Return all the data below as it stands, minus the pictures.

== == ==

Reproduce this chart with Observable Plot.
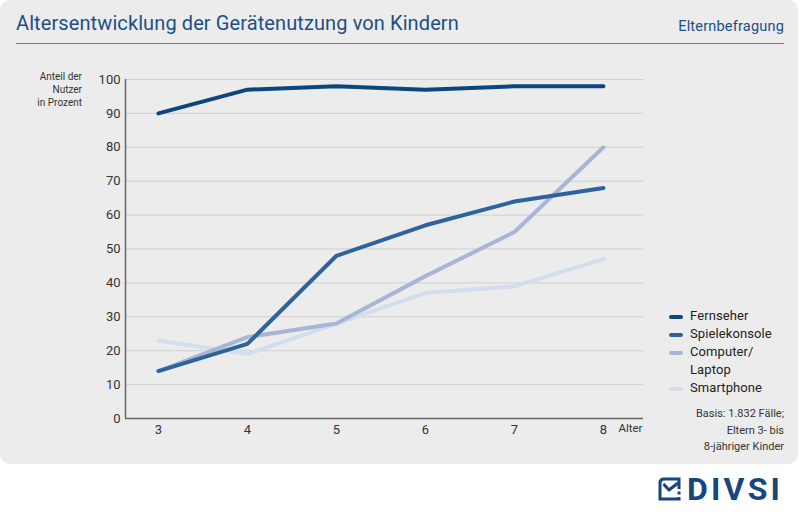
<!DOCTYPE html>
<html>
<head>
<meta charset="utf-8">
<script src="https://cdn.jsdelivr.net/npm/d3@7"></script>
<script src="https://cdn.jsdelivr.net/npm/@observablehq/plot@0.6"></script>
<style>
  html, body { margin: 0; padding: 0; background: #fff; }
  body { width: 800px; height: 515px; position: relative; font-family: Roboto, "Noto Sans", sans-serif; overflow: hidden; }
  #card { position: absolute; left: 0; top: 0; width: 798px; height: 464px; background: #ececec; border-radius: 10px; }
  #title { position: absolute; left: 16px; top: 11px; font-size: 20px; color: #1d4f86; letter-spacing: 0.1px; }
  #subtitle { position: absolute; right: 16px; top: 18px; font-size: 14.5px; color: #1d4f86; letter-spacing: 0.2px; }
  #rule { position: absolute; left: 16px; top: 43px; width: 768px; height: 1px; background: #4f86bf; }
  #ylabel { position: absolute; right: 718px; top: 70px; font-size: 10px; line-height: 13px; color: #333; text-align: right; }
  #chart { position: absolute; left: 0; top: 0; }
  #legend { position: absolute; left: 669px; top: 307px; font-size: 13px; color: #222; }
  .li { position: relative; height: 18px; line-height: 18px; padding-left: 21px; white-space: nowrap; letter-spacing: 0.1px; }
  .sw { position: absolute; left: 0; top: 8px; width: 14px; height: 4px; border-radius: 2px; }
  #note { position: absolute; right: 16px; top: 406px; font-size: 11px; line-height: 16.5px; color: #333; text-align: right; }
  #logo { position: absolute; left: 658px; top: 477px; height: 26px; color: #17457d; }
  #logo svg { position: absolute; left: 0; top: 0; }
  #logo span { position: absolute; left: 29px; top: -7px; font-size: 32px; font-weight: 700; letter-spacing: 3.2px; font-family: Roboto, sans-serif; white-space: nowrap; }
</style>
</head>
<body>
<div id="card"></div>
<div id="title">Altersentwicklung der Gerätenutzung von Kindern</div>
<div id="subtitle">Elternbefragung</div>
<div id="rule"></div>
<div id="ylabel">Anteil der<br>Nutzer<br>in Prozent</div>
<div id="chart"></div>
<div id="legend"></div>
<div id="note">Basis: 1.832 Fälle;<br>Eltern 3- bis<br>8-jähriger Kinder</div>
<div id="logo">
  <svg width="24" height="24" viewBox="0 0 24 24">
    <path d="M21 12 V2 H6 Q2 2 2 6 V22 H21 V20" fill="none" stroke="#17457d" stroke-width="3"/>
    <path d="M5.5 7 L11 13 L20 6" fill="none" stroke="#17457d" stroke-width="3" stroke-linejoin="round"/>
    <rect x="19.5" y="14.5" width="3" height="3" fill="#17457d"/>
  </svg>
  <span>DIVSI</span>
</div>
<script>
const ages = [3, 4, 5, 6, 7, 8];
const fernseher = [90, 97, 98, 97, 98, 98];
const spielekonsole = [14, 22, 48, 57, 64, 68];
const computer = [14, 24, 28, 42, 55, 80];
const smartphone = [23, 19, 28, 37, 39, 47];
const yTicks = [0, 10, 20, 30, 40, 50, 60, 70, 80, 90, 100];

const series = [
  { name: "Smartphone", label: "Smartphone", values: smartphone, color: "#d3ddee" },
  { name: "Computer", label: "Computer/<br>Laptop", values: computer, color: "#a8b6d5" },
  { name: "Spielekonsole", label: "Spielekonsole", values: spielekonsole, color: "#2f639c" },
  { name: "Fernseher", label: "Fernseher", values: fernseher, color: "#0c4580" }
];

const data = series.flatMap(s => ages.map((a, i) => ({ series: s.name, age: a, value: s.values[i] })));

const chart = Plot.plot({
  width: 800,
  height: 464,
  marginLeft: 125,
  marginRight: 157,
  marginTop: 79,
  marginBottom: 46,
  style: { background: "transparent", fontFamily: "Roboto, sans-serif", fontSize: "13px", color: "#333" },
  x: { domain: [2.63, 8.45], label: null },
  y: { domain: [0, 100], label: null },
  color: { domain: series.map(s => s.name), range: series.map(s => s.color) },
  marks: [
    Plot.gridY(yTicks.filter(t => t > 0), { stroke: "#cfcfcf", strokeOpacity: 1, strokeWidth: 1 }),
    Plot.axisY({ ticks: yTicks, tickSize: 0, tickPadding: 5, label: null, fontSize: 13, tickFormat: d => String(d) }),
    Plot.axisX({ ticks: ages, tickSize: 0, tickPadding: 6, label: null, fontSize: 13, tickFormat: d => String(d) }),
    Plot.ruleY([0], { stroke: "#666", strokeWidth: 1.5 }),
    Plot.ruleX([2.63], { stroke: "#666", strokeWidth: 1.5 }),
    Plot.line(data, { x: "age", y: "value", z: "series", stroke: "series", strokeWidth: 4, strokeLinejoin: "round", strokeLinecap: "round" }),
    Plot.text(["Alter"], { frameAnchor: "bottom-right", dy: 13, dx: -1, fontSize: 11.5, fill: "#333" })
  ]
});
document.getElementById("chart").appendChild(chart);

const legend = document.getElementById("legend");
[...series].reverse().forEach(s => {
  const parts = s.label.split("<br>");
  parts.forEach((p, j) => {
    const d = document.createElement("div");
    d.className = "li";
    d.textContent = p;
    if (j === 0) {
      const sw = document.createElement("span");
      sw.className = "sw";
      sw.style.background = s.color;
      d.appendChild(sw);
    }
    legend.appendChild(d);
  });
});
</script>
</body>
</html>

== == ==

→ Answer below:
Reproduce this chart with Observable Plot.
<!DOCTYPE html>
<html>
<head>
<meta charset="utf-8">
<script src="https://cdn.jsdelivr.net/npm/d3@7"></script>
<script src="https://cdn.jsdelivr.net/npm/@observablehq/plot@0.6"></script>
<style>
  html, body { margin: 0; padding: 0; background: #fff; }
  body { width: 800px; height: 515px; position: relative; font-family: Roboto, "Noto Sans", sans-serif; overflow: hidden; }
  #card { position: absolute; left: 0; top: 0; width: 798px; height: 464px; background: #ececec; border-radius: 10px; }
  #title { position: absolute; left: 16px; top: 11px; font-size: 20px; color: #1d4f86; letter-spacing: 0.1px; }
  #subtitle { position: absolute; right: 16px; top: 18px; font-size: 14.5px; color: #1d4f86; letter-spacing: 0.2px; }
  #rule { position: absolute; left: 16px; top: 43px; width: 768px; height: 1px; background: #4f86bf; }
  #ylabel { position: absolute; right: 718px; top: 70px; font-size: 10px; line-height: 13px; color: #333; text-align: right; }
  #chart { position: absolute; left: 0; top: 0; }
  #legend { position: absolute; left: 669px; top: 307px; font-size: 13px; color: #222; }
  .li { position: relative; height: 18px; line-height: 18px; padding-left: 21px; white-space: nowrap; letter-spacing: 0.1px; }
  .sw { position: absolute; left: 0; top: 8px; width: 14px; height: 4px; border-radius: 2px; }
  #note { position: absolute; right: 16px; top: 406px; font-size: 11px; line-height: 16.5px; color: #333; text-align: right; }
  #logo { position: absolute; left: 658px; top: 477px; height: 26px; color: #17457d; }
  #logo svg { position: absolute; left: 0; top: 0; }
  #logo span { position: absolute; left: 29px; top: -7px; font-size: 32px; font-weight: 700; letter-spacing: 3.2px; font-family: Roboto, sans-serif; white-space: nowrap; }
</style>
</head>
<body>
<div id="card"></div>
<div id="title">Altersentwicklung der Gerätenutzung von Kindern</div>
<div id="subtitle">Elternbefragung</div>
<div id="rule"></div>
<div id="ylabel">Anteil der<br>Nutzer<br>in Prozent</div>
<div id="chart"></div>
<div id="legend"></div>
<div id="note">Basis: 1.832 Fälle;<br>Eltern 3- bis<br>8-jähriger Kinder</div>
<div id="logo">
  <svg width="24" height="24" viewBox="0 0 24 24">
    <path d="M21 12 V2 H6 Q2 2 2 6 V22 H21 V20" fill="none" stroke="#17457d" stroke-width="3"/>
    <path d="M5.5 7 L11 13 L20 6" fill="none" stroke="#17457d" stroke-width="3" stroke-linejoin="round"/>
    <rect x="19.5" y="14.5" width="3" height="3" fill="#17457d"/>
  </svg>
  <span>DIVSI</span>
</div>
<script>
const ages = [3, 4, 5, 6, 7, 8];
const fernseher = [90, 97, 98, 97, 98, 98];
const spielekonsole = [14, 22, 48, 57, 64, 68];
const computer = [14, 24, 28, 42, 55, 80];
const smartphone = [23, 19, 28, 37, 39, 47];
const yTicks = [0, 10, 20, 30, 40, 50, 60, 70, 80, 90, 100];

const series = [
  { name: "Smartphone", label: "Smartphone", values: smartphone, color: "#d3ddee" },
  { name: "Computer", label: "Computer/<br>Laptop", values: computer, color: "#a8b6d5" },
  { name: "Spielekonsole", label: "Spielekonsole", values: spielekonsole, color: "#2f639c" },
  { name: "Fernseher", label: "Fernseher", values: fernseher, color: "#0c4580" }
];

const data = series.flatMap(s => ages.map((a, i) => ({ series: s.name, age: a, value: s.values[i] })));

const chart = Plot.plot({
  width: 800,
  height: 464,
  marginLeft: 125,
  marginRight: 157,
  marginTop: 79,
  marginBottom: 46,
  style: { background: "transparent", fontFamily: "Roboto, sans-serif", fontSize: "13px", color: "#333" },
  x: { domain: [2.63, 8.45], label: null },
  y: { domain: [0, 100], label: null },
  color: { domain: series.map(s => s.name), range: series.map(s => s.color) },
  marks: [
    Plot.gridY(yTicks.filter(t => t > 0), { stroke: "#cfcfcf", strokeOpacity: 1, strokeWidth: 1 }),
    Plot.axisY({ ticks: yTicks, tickSize: 0, tickPadding: 5, label: null, fontSize: 13, tickFormat: d => String(d) }),
    Plot.axisX({ ticks: ages, tickSize: 0, tickPadding: 6, label: null, fontSize: 13, tickFormat: d => String(d) }),
    Plot.ruleY([0], { stroke: "#666", strokeWidth: 1.5 }),
    Plot.ruleX([2.63], { stroke: "#666", strokeWidth: 1.5 }),
    Plot.line(data, { x: "age", y: "value", z: "series", stroke: "series", strokeWidth: 4, strokeLinejoin: "round", strokeLinecap: "round" }),
    Plot.text(["Alter"], { frameAnchor: "bottom-right", dy: 13, dx: -1, fontSize: 11.5, fill: "#333" })
  ]
});
document.getElementById("chart").appendChild(chart);

const legend = document.getElementById("legend");
[...series].reverse().forEach(s => {
  const parts = s.label.split("<br>");
  parts.forEach((p, j) => {
    const d = document.createElement("div");
    d.className = "li";
    d.textContent = p;
    if (j === 0) {
      const sw = document.createElement("span");
      sw.className = "sw";
      sw.style.background = s.color;
      d.appendChild(sw);
    }
    legend.appendChild(d);
  });
});
</script>
</body>
</html>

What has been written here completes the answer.